I realize how dramatic this minor situation sounds as I recount the thoughts in my head, but I share this with you because it’s a perfect microcosmic example of thought processes that occur to use over bigger and more important situations.
Worry, anxiety, fear, pressure, all those negative feelings are like my overstuffed weekend bag. They are heavy, they take a lot of work to carry around. And, perhaps most significantly, we feel a duty to carry them with us, even if they serve no purpose. Why do we carry that extra weight around?

I think it stems from some kind of false belief that we are more in control if our baggage is firmly in our possession. With those negative feelings of worry and anxiety, perhaps those are such familiar possessions to us that to set them down on the ground feels like a foreign and uncomfortable act. I always need to know my phone is in my possession. Are we the same with our negative emotions? We clutch them desperately, afraid we might be caught without them or some thief might make off with them the moment we let them out of our tight grasp. Note to self: let the thief take the anxiety.
Just like I feel the need to be holding the bag the moment the elevator doors open on my floor, we worry that some unexpected situation will arise and we will be left without our anxieties ready to go. I suppose that means that we believe they serve us somehow. But, really, anxieties do not serve us at all. They burden us. They inhibit our internal resources like our intelligence and creativity. They cause us to carry extra weight around that we don’t need. Set the bag down.
Perhaps even worse, we somehow feel that we have a duty to carry around negative emotions. Just like I had the misguided (though momentary) belief that I should shoulder the burden of my bag since I packed it, we often feel that negative emotions such as anxiety or worry or fear are our burdens to carry around.

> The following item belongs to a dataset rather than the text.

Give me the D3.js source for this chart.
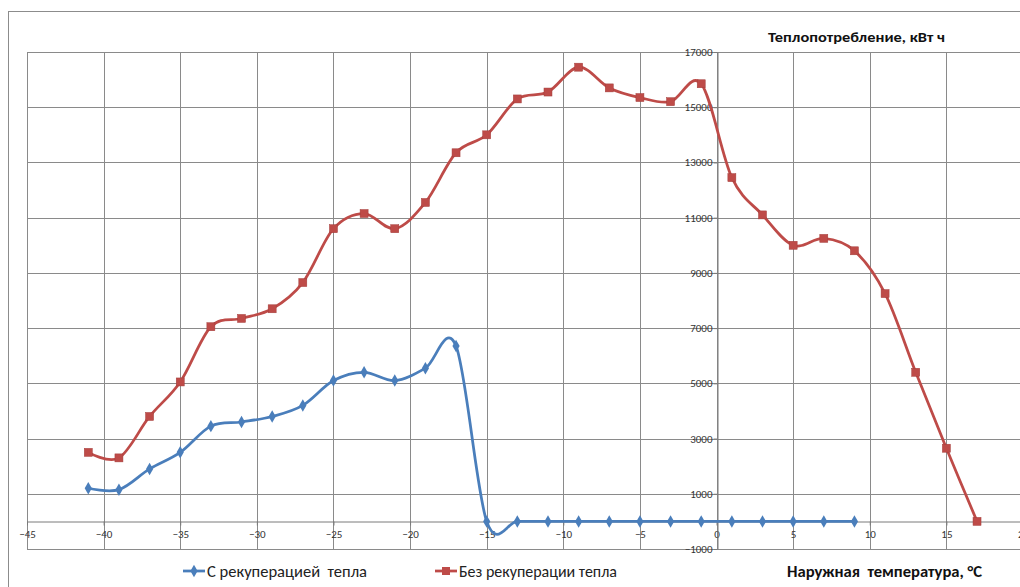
<!DOCTYPE html>
<html>
<head>
<meta charset="utf-8">
<script src="https://cdn.jsdelivr.net/npm/d3@7"></script>
<style>
    body { margin: 0; background: #fff; }
    svg text { font-family: Calibri, Carlito, "Liberation Sans", Arial, sans-serif; white-space: pre; }
</style>
</head>
<body>
<div id="chart"></div>
<script>
// temperatures, °C
let tempsRecup = [-41, -39, -37, -35, -33, -31, -29, -27, -25, -23, -21, -19, -17, -15, -13, -11, -9, -7, -5, -3, -1, 1, 3, 5, 7, 9];
let tempsNoRecup = [-41, -39, -37, -35, -33, -31, -29, -27, -25, -23, -21, -19, -17, -15, -13, -11, -9, -7, -5, -3, -1, 1, 3, 5, 7, 9, 11, 13, 15, 17];

// heat consumption, kWh
let heatRecup = [1200, 1150, 1900, 2500, 3450, 3600, 3800, 4200, 5100, 5400, 5100, 5550, 6350, 0, 0, 0, 0, 0, 0, 0, 0, 0, 0, 0, 0, 0];
let heatNoRecup = [2500, 2300, 3800, 5050, 7050, 7350, 7700, 8650, 10600, 11150, 10600, 11550, 13350, 14000, 15300, 15550, 16450, 15700, 15350, 15200, 15850, 12450, 11100, 10000, 10250, 9800, 8250, 5400, 2650, 0];

let xTicks = [-45, -40, -35, -30, -25, -20, -15, -10, -5, 0, 5, 10, 15, 20];
let yTicks = [-1000, 1000, 3000, 5000, 7000, 9000, 11000, 13000, 15000, 17000];

let seriesNames = ["С рекуперацией  тепла", "Без рекуперации тепла"];
let yTitle = "Теплопотребление, кВт ч";
let xTitle = "Наружная  температура, °С";

/* chart */
let margin = {top: 52, left: 27, right: -3, bottom: 38};
let width = 1020 - margin.left - margin.right;
let height = 587 - margin.top - margin.bottom;

let svg = d3.select("#chart").append("svg")
    .attr("width", 1020)
    .attr("height", 587);

// outer chart border
svg.append("rect")
    .attr("x", 8.5).attr("y", 11.5)
    .attr("width", 1030).attr("height", 600)
    .style("fill", "none")
    .style("stroke", "#8c8c8c")
    .style("stroke-width", 1);

let g = svg.append("g")
    .attr("transform", `translate(${margin.left}, ${margin.top})`);

let x = d3.scaleLinear().domain([-45, 20]).range([0, width]);
let y = d3.scaleLinear().domain([-1000, 17000]).range([height, 0]);

// grid
g.selectAll(".hgrid").data(yTicks).enter()
    .append("line")
    .attr("x1", 0).attr("x2", width)
    .attr("y1", d => Math.round(y(d)) + 0.5).attr("y2", d => Math.round(y(d)) + 0.5)
    .style("stroke", "#8a8a8a").style("stroke-width", 1);

g.selectAll(".vgrid").data(xTicks).enter()
    .append("line")
    .attr("x1", d => Math.round(x(d)) + 0.5).attr("x2", d => Math.round(x(d)) + 0.5)
    .attr("y1", 0).attr("y2", height)
    .style("stroke", "#8a8a8a").style("stroke-width", 1);

// x axis along zero
let xAxis = g.append("g")
    .attr("transform", `translate(0, ${Math.round(y(0)) + 0.5})`)
    .call(d3.axisBottom(x).tickValues(xTicks).tickSize(4).tickSizeOuter(0).tickFormat(d3.format("d")));

// y axis along zero
let yAxis = g.append("g")
    .attr("transform", `translate(${Math.round(x(0)) + 0.5}, 0)`)
    .call(d3.axisLeft(y).tickValues(yTicks).tickSize(4).tickSizeOuter(0).tickFormat(d3.format("d")));

[xAxis, yAxis].forEach(a => {
    a.select(".domain").style("stroke", "#7a7a7a");
    a.selectAll(".tick line").style("stroke", "#7a7a7a");
    a.selectAll(".tick text")
        .style("fill", "#333")
        .style("font-size", "11px");
});
xAxis.selectAll(".tick text").attr("dy", "0.9em");
yAxis.selectAll(".tick text").attr("x", -5);

// series
let recup = tempsRecup.map((t, i) => ({t: t, v: heatRecup[i]}));
let noRecup = tempsNoRecup.map((t, i) => ({t: t, v: heatNoRecup[i]}));

let line = d3.line()
    .x(d => x(d.t))
    .y(d => y(d.v))
    .curve(d3.curveCardinal.tension(0));

let blue = "#4a7ebb";
let red = "#be4b48";

g.append("path").datum(noRecup)
    .attr("d", line)
    .style("fill", "none").style("stroke", red).style("stroke-width", 2.75);

g.append("path").datum(recup)
    .attr("d", line)
    .style("fill", "none").style("stroke", blue).style("stroke-width", 2.75);

g.selectAll(".sq").data(noRecup).enter()
    .append("rect")
    .attr("x", d => x(d.t) - 4).attr("y", d => y(d.v) - 4)
    .attr("width", 8).attr("height", 8)
    .style("fill", red).style("stroke", "#a33d3a").style("stroke-width", 0.5);

let diamond = d3.symbol().type(d3.symbolDiamond).size(45);
g.selectAll(".dm").data(recup).enter()
    .append("path")
    .attr("d", diamond)
    .attr("transform", d => `translate(${x(d.t)}, ${y(d.v)})`)
    .style("fill", blue);

// titles
svg.append("text")
    .attr("x", 768).attr("y", 42)
    .attr("textLength", 177).attr("lengthAdjust", "spacingAndGlyphs")
    .style("font-size", "14px").style("font-weight", "bold").style("fill", "#111")
    .text(yTitle);

svg.append("text")
    .attr("x", 787).attr("y", 577)
    .attr("textLength", 195).attr("lengthAdjust", "spacingAndGlyphs")
    .style("font-size", "16px").style("font-weight", "bold").style("fill", "#111")
    .text(xTitle);

// legend
let legend = svg.append("g");
let legendItems = [
    {name: seriesNames[0], color: blue, x: 183, marker: "diamond", len: 160},
    {name: seriesNames[1], color: red, x: 435, marker: "square", len: 158}
];
legendItems.forEach(d => {
    let lg = legend.append("g").attr("transform", `translate(${d.x}, 571)`);
    lg.append("line")
        .attr("x1", 0).attr("x2", 22).attr("y1", 0).attr("y2", 0)
        .style("stroke", d.color).style("stroke-width", 2.75);
    if (d.marker === "diamond") {
        lg.append("path").attr("d", diamond).attr("transform", "translate(11,0)").style("fill", d.color);
    } else {
        lg.append("rect").attr("x", 7).attr("y", -4).attr("width", 8).attr("height", 8).style("fill", d.color);
    }
    lg.append("text")
        .attr("x", 24).attr("dy", "0.35em")
        .attr("textLength", d.len).attr("lengthAdjust", "spacingAndGlyphs")
        .style("font-size", "16.5px").style("fill", "#222")
        .text(d.name);
});
</script>
</body>
</html>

Often, they have become such familiar pieces of baggage that we cause ourselves more anxiety should we make the effort to set them down.
We simply need to make the effort to become more familiar with the positive sensations of relief, lightness, and freedom that become possible when we set down the baggage. And resist the urge to pick it back up.
We can practice becoming comfortable with the freedom and lightness that comes from relieving ourselves of that burden, at least temporarily. And then, when that positive sensation becomes more familiar to us, we might find it becoming more permanent.
While it takes a conscious effort on my part (practice so to speak) to just set my bag down for the elevator ride, I realize that it takes conscious effort to put down our negative emotions as well.
Put it down. You’ll be free from the burden. And the elevator won’t mind.
In one critically important sense, this metaphor fails because unlike baggage for a weekend trip, we are NEVER going to need our negative emotions. That’s baggage that we can toss out for good!